I like the idea of “emergent” currency. But the state/powerful elite will not allow that to happen because they want the ability to corrupt (e.g., to wage a war)
This is an interesting project. Two ground-clearing questions.
1. Would a theory of money have to be historical? Would it aim to analyze what absolutely all money is, to account for currencies like wampum, cattle, &c.; or would it aim for a pure definition of Money that might well exclude many categories of trade goods and tokens which happen to have been its historic predecessors or alternatives?
2. How would a theory of money relate to the theory of value? One the one hand there is work to build upon in the theory of value; on the other hand severing the theories of money and value has the appeal of an elegant scientific gambit, like the way information theory severs the concept of information from the engineering of the system that carries it. But such value-neutrality would contradict the idea that value is identical with price (unless you generalize price as something only sometimes or partly monetary). Information theory doesn’t care whether information is true or false. Likewise a general, value-neutral theory of money would have to be applicable to exchange under conditions of force or fraud.
How about “pragmatic karma”?
Small scale prisoner’s dilemma games can be played with memory. When you have much larger sets and you want to discriminate, you really have to use an external data structure viz. money.

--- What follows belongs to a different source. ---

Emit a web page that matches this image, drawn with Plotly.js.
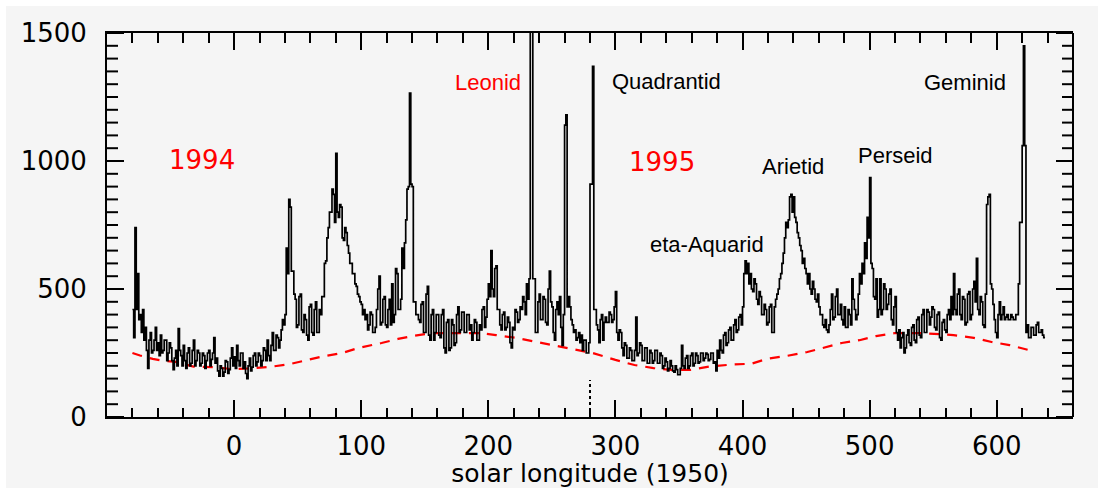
<!DOCTYPE html>
<html><head><meta charset="utf-8">
<script src="https://cdn.plot.ly/plotly-3.0.1.min.js"></script>
<style>html,body{margin:0;padding:0;background:#ffffff;}
#chart{position:absolute;left:6px;top:6px;width:1092px;height:482px;}</style>
</head><body><div id="chart"></div>
<script>
// meteor rate vs solar longitude (1950), one value per degree
const rateLon = [
-80,-79,-78,-77,-76,-75,-74,-73,-72,-71,-70,-69,-68,-67,-66,-65,-64,-63,-62,-61,
-60,-59,-58,-57,-56,-55,-54,-53,-52,-51,-50,-49,-48,-47,-46,-45,-44,-43,-42,-41,
-40,-39,-38,-37,-36,-35,-34,-33,-32,-31,-30,-29,-28,-27,-26,-25,-24,-23,-22,-21,
-20,-19,-18,-17,-16,-15,-14,-13,-12,-11,-10,-9,-8,-7,-6,-5,-4,-3,-2,-1,
0,1,2,3,4,5,6,7,8,9,10,11,12,13,14,15,16,17,18,19,
20,21,22,23,24,25,26,27,28,29,30,31,32,33,34,35,36,37,38,39,
40,41,42,43,44,45,46,47,48,49,50,51,52,53,54,55,56,57,58,59,
60,61,62,63,64,65,66,67,68,69,70,71,72,73,74,75,76,77,78,79,
80,81,82,83,84,85,86,87,88,89,90,91,92,93,94,95,96,97,98,99,
100,101,102,103,104,105,106,107,108,109,110,111,112,113,114,115,116,117,118,119,
120,121,122,123,124,125,126,127,128,129,130,131,132,133,134,135,136,137,138,139,
140,141,142,143,144,145,146,147,148,149,150,151,152,153,154,155,156,157,158,159,
160,161,162,163,164,165,166,167,168,169,170,171,172,173,174,175,176,177,178,179,
180,181,182,183,184,185,186,187,188,189,190,191,192,193,194,195,196,197,198,199,
200,201,202,203,204,205,206,207,208,209,210,211,212,213,214,215,216,217,218,219,
220,221,222,223,224,225,226,227,228,229,230,231,232,233,234,235,236,237,238,239,
240,241,242,243,244,245,246,247,248,249,250,251,252,253,254,255,256,257,258,259,
260,261,262,263,264,265,266,267,268,269,270,271,272,273,274,275,276,277,278,279,
280,281,282,283,284,285,286,287,288,289,290,291,292,293,294,295,296,297,298,299,
300,301,302,303,304,305,306,307,308,309,310,311,312,313,314,315,316,317,318,319,
320,321,322,323,324,325,326,327,328,329,330,331,332,333,334,335,336,337,338,339,
340,341,342,343,344,345,346,347,348,349,350,351,352,353,354,355,356,357,358,359,
360,361,362,363,364,365,366,367,368,369,370,371,372,373,374,375,376,377,378,379,
380,381,382,383,384,385,386,387,388,389,390,391,392,393,394,395,396,397,398,399,
400,401,402,403,404,405,406,407,408,409,410,411,412,413,414,415,416,417,418,419,
420,421,422,423,424,425,426,427,428,429,430,431,432,433,434,435,436,437,438,439,
440,441,442,443,444,445,446,447,448,449,450,451,452,453,454,455,456,457,458,459,
460,461,462,463,464,465,466,467,468,469,470,471,472,473,474,475,476,477,478,479,
480,481,482,483,484,485,486,487,488,489,490,491,492,493,494,495,496,497,498,499,
500,501,502,503,504,505,506,507,508,509,510,511,512,513,514,515,516,517,518,519,
520,521,522,523,524,525,526,527,528,529,530,531,532,533,534,535,536,537,538,539,
540,541,542,543,544,545,546,547,548,549,550,551,552,553,554,555,556,557,558,559,
560,561,562,563,564,565,566,567,568,569,570,571,572,573,574,575,576,577,578,579,
580,581,582,583,584,585,586,587,588,589,590,591,592,593,594,595,596,597,598,599,
600,601,602,603,604,605,606,607,608,609,610,611,612,613,614,615,616,617,618,619,
620,621,622,623,624,625,626,627,628,629,630,631,632,633,634,635,636,637,638];
const rateVal = [
420,310,740,420,560,380,400,330,420,300,350,260,190,300,330,250,260,300,350,260,
290,240,320,250,260,300,300,220,250,290,270,220,185,230,260,200,345,260,240,200,
280,220,190,250,270,200,210,260,300,200,220,260,250,200,210,250,240,190,220,250,
260,200,225,250,310,210,230,180,160,200,190,160,175,220,215,170,185,230,270,200,
235,190,280,220,200,250,250,190,215,170,150,200,230,180,195,240,250,200,215,250,
240,200,220,270,260,220,300,240,220,280,330,260,260,320,310,270,300,340,380,360,
400,660,560,850,820,570,570,480,460,350,360,470,480,340,330,400,380,320,300,430,
440,330,320,420,450,330,330,420,400,470,470,600,610,700,740,800,800,890,870,760,
1030,800,780,830,820,700,690,740,720,670,640,600,600,560,560,520,510,480,470,450,
440,400,420,380,400,340,360,410,400,330,330,350,420,500,550,360,370,460,470,360,
350,420,460,360,520,370,400,580,560,420,420,460,660,580,680,770,890,900,1265,910,
900,450,450,400,400,380,370,440,450,330,330,480,510,320,300,400,420,300,330,400,
400,320,310,400,420,270,250,370,380,260,270,380,360,280,290,400,430,330,340,410,
410,330,330,400,400,340,360,300,330,380,370,300,300,360,340,420,430,350,390,460,
520,470,650,500,470,580,590,420,420,360,340,400,410,340,350,390,370,290,270,350,
340,420,410,370,380,430,420,470,450,400,520,460,540,1600,1600,540,540,330,330,450,
480,380,380,470,460,370,360,500,570,450,430,330,300,420,450,400,470,350,280,400,
1140,1180,430,470,430,380,360,330,340,300,310,330,290,320,260,300,300,250,250,290,
910,910,1370,420,420,360,340,290,380,400,300,370,390,370,370,410,400,370,380,430,
490,330,300,340,330,270,240,290,280,230,230,270,260,220,220,260,390,240,250,290,
280,220,220,270,270,210,210,260,250,210,220,260,260,210,210,250,240,190,200,230,
215,180,190,220,200,180,175,200,185,165,165,190,280,200,190,230,240,190,200,240,
250,200,210,250,240,210,215,250,250,220,230,250,245,220,225,250,250,210,215,180,
260,230,300,260,250,320,330,280,290,340,350,300,300,360,380,330,340,390,400,360,
430,560,610,560,600,520,560,500,490,540,520,460,440,490,470,400,400,440,420,360,
370,430,440,330,330,430,460,480,500,540,560,600,640,700,760,740,770,860,870,800,
860,780,760,720,700,670,650,600,620,580,560,520,560,500,480,530,500,460,450,480,
430,400,400,360,350,380,340,330,360,420,480,380,390,470,500,400,400,440,380,360,
430,350,350,420,400,360,540,460,420,380,400,480,560,520,600,560,680,620,780,700,
935,600,580,470,460,540,390,420,540,400,420,520,500,420,440,480,500,380,360,430,
470,330,300,340,270,310,330,250,270,320,340,290,280,350,360,300,290,380,390,320,
310,400,420,330,330,420,410,360,390,430,420,350,340,400,410,310,300,370,380,340,
330,400,420,380,470,400,560,420,400,480,500,400,380,470,460,360,370,480,490,380,
400,500,530,450,620,420,400,470,450,360,350,480,830,860,870,520,500,440,380,330,
310,400,450,380,400,430,380,390,400,380,380,400,390,380,380,400,400,520,760,760,
1060,1450,1060,330,360,310,310,350,350,320,320,360,370,330,330,340,320,310,310];
// sporadic background level (red dashed)
const bgLon = [-80,-74,-64,-56,-46,-32,-16,-2,14,30,44,58,71,85,98,116,129,145,156,175,193,206,222,238,254,270,282,300,315,330,344,359,375,392,407,419,434,451,463,478,492,505,520,540,566,582,596,610,628];
const bgVal = [250,240,227,220,215,197,195,187,190,197,207,223,238,250,270,289,305,320,328,328,328,320,309,293,277,262,250,223,203,191,184,184,198,205,208,227,238,254,270,289,300,316,328,328,320,309,293,281,258];
// dotted marker at the year boundary
const markLon = [280,280];
const markVal = [0,145];
// ticks
const xMajor = [0,100,200,300,400,500,600];
const xMajorText = ['0','100','200','300','400','500','600'];
const xMinor = [-80,-60,-40,-20,20,40,60,80,120,140,160,180,220,240,260,280,320,340,360,380,420,440,460,480,520,540,560,580,620,640];
const yMajor = [0,500,1000,1500];
const yMajorText = ['0','500','1000','1500'];
const yMinor = [50,100,150,200,250,300,350,400,450,550,600,650,700,750,800,850,900,950,1050,1100,1150,1200,1250,1300,1350,1400,1450];

const PLOT_W = 966;             // plot-area width in px (for tick lengths in paper units)
const yMajorLen = 17 / PLOT_W, yMinorLen = 11 / PLOT_W;

const labFont = {family:'Liberation Sans, Arial', size:22, color:'#000'};
const redLab = {family:'Liberation Sans, Arial', size:22, color:'#ff0000'};
const yearFont = {family:'DejaVu Sans', size:26, color:'#ff0000'};

function dummy(xa, ya){ return {x:[], y:[], xaxis:xa, yaxis:ya, mode:'lines', hoverinfo:'skip', showlegend:false}; }

const traces = [
  {x:bgLon, y:bgVal, mode:'lines', line:{color:'#ff0000', width:2.2, dash:'10px,8px'}, hoverinfo:'skip'},
  {x:markLon, y:markVal, mode:'lines', line:{color:'#000', width:2, dash:'dot'}, hoverinfo:'skip'},
  {x:rateLon, y:rateVal, mode:'lines', line:{color:'#000', width:1.7, shape:'hv'}, hoverinfo:'skip'},
  dummy('x2','y'), dummy('x3','y'), dummy('x4','y')
];

function ax(extra){
  return Object.assign({
    showgrid:false, zeroline:false, showline:false, linecolor:'#000', linewidth:2,
    ticks:'inside', tickcolor:'#000', tickwidth:2, tickmode:'array',
    showticklabels:false, tickfont:{family:'DejaVu Sans', size:26, color:'#000'},
    fixedrange:true, automargin:false
  }, extra);
}

// y-axis tick marks on both sides, placed at the tick values through the y scale
function yTickShapes(vals, len){
  const out = [];
  vals.forEach(function(v){
    out.push({type:'line', xref:'paper', yref:'y', x0:0, x1:len, y0:v, y1:v, line:{color:'#000', width:2}});
    out.push({type:'line', xref:'paper', yref:'y', x0:1, x1:1 - len, y0:v, y1:v, line:{color:'#000', width:2}});
  });
  return out;
}

const layout = {
  width:1092, height:482,
  margin:{l:101, r:25, t:27, b:71},
  paper_bgcolor:'#f5f5f5', plot_bgcolor:'rgba(0,0,0,0)',
  showlegend:false,
  xaxis: ax({range:[-100,660], side:'bottom', anchor:'y', showline:true, ticklen:17,
    tickvals:xMajor, ticktext:xMajorText, showticklabels:true, ticklabelstandoff:5,
    title:{text:'solar longitude (1950)', font:{family:'DejaVu Sans', size:25, color:'#000'}, standoff:11}}),
  xaxis2: ax({range:[-100,660], side:'bottom', anchor:'y', overlaying:'x', ticklen:9, tickvals:xMinor}),
  xaxis3: ax({range:[-100,660], side:'top', anchor:'y', overlaying:'x', showline:true, ticklen:17, tickvals:xMajor}),
  xaxis4: ax({range:[-100,660], side:'top', anchor:'y', overlaying:'x', ticklen:10, tickvals:xMinor}),
  yaxis: ax({range:[0,1500], side:'left', anchor:'x', showline:true, ticks:'',
    tickvals:yMajor, ticktext:yMajorText.map(function(t){return t + '\u2002';}), showticklabels:true}),
  shapes: yTickShapes(yMajor, yMajorLen).concat(yTickShapes(yMinor, yMinorLen)).concat([
    {type:'line', xref:'paper', yref:'paper', x0:1, x1:1, y0:0, y1:1, line:{color:'#000', width:2}}
  ]),
  annotations:[
    {x:-25, y:1004, text:'1994', showarrow:false, font:yearFont, xanchor:'center', yanchor:'middle'},
    {x:337, y:996, text:'1995', showarrow:false, font:yearFont, xanchor:'center', yanchor:'middle'},
    {x:200, y:1308, text:'Leonid', showarrow:false, font:redLab, xanchor:'center', yanchor:'middle'},
    {x:340, y:1312, text:'Quadrantid', showarrow:false, font:labFont, xanchor:'center', yanchor:'middle'},
    {x:372, y:672, text:'eta-Aquarid', showarrow:false, font:labFont, xanchor:'center', yanchor:'middle'},
    {x:440, y:980, text:'Arietid', showarrow:false, font:labFont, xanchor:'center', yanchor:'middle'},
    {x:520, y:1020, text:'Perseid', showarrow:false, font:labFont, xanchor:'center', yanchor:'middle'},
    {x:575, y:1308, text:'Geminid', showarrow:false, font:labFont, xanchor:'center', yanchor:'middle'}
  ]
};

Plotly.newPlot('chart', traces, layout, {displayModeBar:false, staticPlot:true});
</script>
</body></html>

Quote from Dawkins’ “The Ancestor’s Tale”:
The idea (I attribute this inspired way of expressing it to Steven Pinker) is that before the invention of the freezer the best larder for meat was a companion’s belly. How so? The meat itself was no longer available, of course, but the goodwill it buys is safe in long-term storage in a companion’s brain. Your companion will remember the favour and repay it when fortunes are reversed. Chimpanzees are known to share meat for favours. In historic times, this kind of IOU became tokenized as money.
Venkata: the corruption issue is one I hope to address in a future piece. But check out the views of Thomas Greco on localization… (google him). He thinks local currencies are the best way to limit the power of central currency issuers.
Paul: you are touching on exactly the right issue. I think price and value need to be separated, OR value needs to be relativized (i.e. not ‘good’ or ‘bad’ but ‘is mine the same as yours?’). I like the idea that pricing should be agnostic to value. Force or fraud SHOULD be included. There is presumably a set of pricing dynamics even in protection rackets, where street apple sellers get taken for more than store merchants, and each level of defaulting has its own punishment (“if you miss a protection payment this week, you get a slap in the face. Miss it for 2 weeks, you get beaten up at night. 3 weeks, house burned down. 4 weeks, you get killed”).
Tubelite: the animal world examples are great. I hadn’t thought of the friend’s-stomach=refrigerator analogy at all. But it makes sense. Iterated prisoners’ dilemmas get to evolutionary stable states (ESS) of tit-for-tat if discounting of future isn’t “too high.” Your Dawkins/Pinker example formalizes that notion. If discounting of future value of trust (in PD sense) is less than degradation rate of meat, it makes sense to put it in stomach-refrigerator. There may be a general model here that combines NPV-DCF analysis with capital asset depreciation dynamics.
IMHO any sustainable and insightful philosophy of money will stand on the shoulders of a giant: the late 19th century economist Carl Menger, specifically his essay On the Origin of Money. I’d be curious to hear your take on his approach.